4/ Le menton de Yoka
Contre Carlos Takam, Tony Yoka va mesurer ses facultés d'encaissement. Avec sa boxe compacte, l'ancien détenteur de la ceinture WBC Silver fait mal quand il trouve la cible et la répétition des coups peut saper la confiance de Yoka. Lors de son combat par Bakole, il avait eu le nez cassé très vite, notamment en raison d'une blessure initiale contre un sparring à l'entraînement.

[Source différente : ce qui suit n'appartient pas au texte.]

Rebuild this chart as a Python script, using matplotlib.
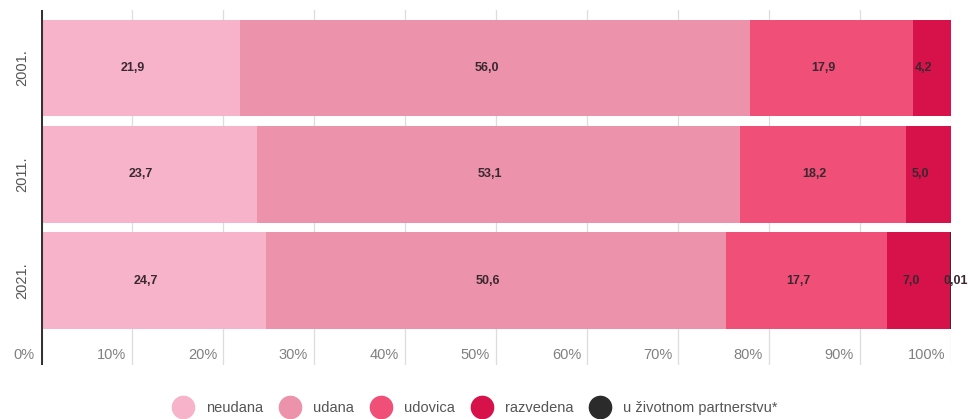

La capacité de résistance de Yoka sera de nouveau mise à l'épreuve et le menton constitue chez beaucoup de combattant une faiblesse difficile à colmater. Takam est un gros frappeur et il faudra briller dans l'art de l'esquive pour ne pas prendre un coup de jus.
5/ La pression sur Yoka
Pour son 48e combat professionnel, Carlos Takam n'a pas grand-chose à perdre. Classé 28e à la WBC, une victoire contre Tony Yoka, 19e, lui permettrait de remonter au ranking et, peut-être, de devenir candidat à une demi-finale mondiale ou à une ceinture mineure. Au-delà de cette hypothétique possibilité, ce duel lui permet aussi d'être mieux connu du public français lui qui n'a plus boxé dans l'Hexagone depuis 2015. Une victoire lui assurerait une certaine forme de reconnaissance, lui qui a représenté le Cameroun aux JO avant d'être naturalisé.
En revanche, pour le champion olympique, c'est tout ou rien. Contre un tel adversaire, il ne mettra pas longtemps pour savoir si son retour dans le ring sera fructueux. Après une préparation manquée contre Bakole, la reprise en main a été obligatoire. Ce sera sans filet pour lui. S'il passe ce test, il retrouvera aussi le soutien des fans ainsi que le chemin de sa conquête d'une ceinture mondiale majeure. Autrement, le rebond sera très difficile pour lui.